I can't believe how Black Magic has been eating Matrox's lunch lately, but I still love Matrox's SDK. One of the best.

agumonkey 5 years ago

Back when 4MB was a whole universe

classichasclass 5 years ago

The GXT135P console graphics card in my IBM POWER6 server is a rebadged Matrox G450.

01100011 5 years ago

They also make SDI video cards for studio video applications. I worked on a DVR-like device which used their 8-port SDI card for I/O. They have an interesting graph-based API. The cards work well enough I guess.

jefft255 5 years ago

I used one of their camera this year. Cool API for classical 2D vision, there was an onboard intel computer to perform processing on the camera itself. Did not turn out to be well suited for what I wanted sadly.

SlowRobotAhead 5 years ago

Whew, a lot of nostalgia in here. I forgot I had a Matrox Millennium.

EliRivers 5 years ago

The company I work for as I type fits and ships Matrox cards into Dell servers for our customers, and routinely write software to give them a damn good thrashing. They are good cards.

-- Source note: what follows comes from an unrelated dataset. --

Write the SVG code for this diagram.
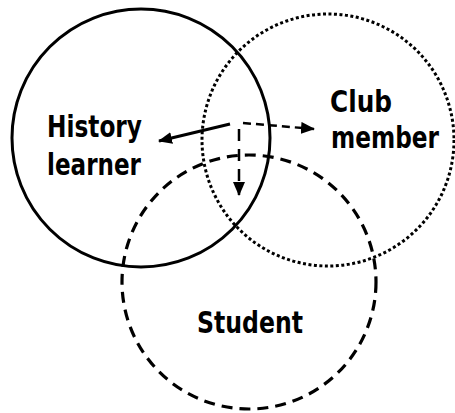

  • walterbell 5 years ago

    Do those Matrox GPUs support IOMMU/VFIO passthrough to Windows or Linux VMs?

reilly3000 5 years ago

Matrox reminds me of Sam and Max. Good times.

pimlottc 5 years ago

TL;DR

“Today, we have three basic areas of strength,” Trottier said. “With computer graphics, we’re strong in display walls and public information displays. With television production, when you watch any sports on the nightly news, sports or election results, our cards are in the bowels of what you see. We’re also strong in machine vision. The latest flavor there is deep learning and we’re getting into that via the algorithms we’re developing.”

mzkply 5 years ago

Quebec is not a suburb of Montreal but actually the province (Canadian equivalent of a U.S. State) in which Montreal is.

  • stdbrouw 5 years ago

    > the company is based in Quebec, in a suburb of Montreal

  • yurymik 5 years ago

    They meant Dorval, that's a suburb of Montreal.

  • astrodust 5 years ago

    People who live on Montreal would argue it is.

dekhn 5 years ago

absolutely loved my Matrox cards during the 2D era. Great quality and speed.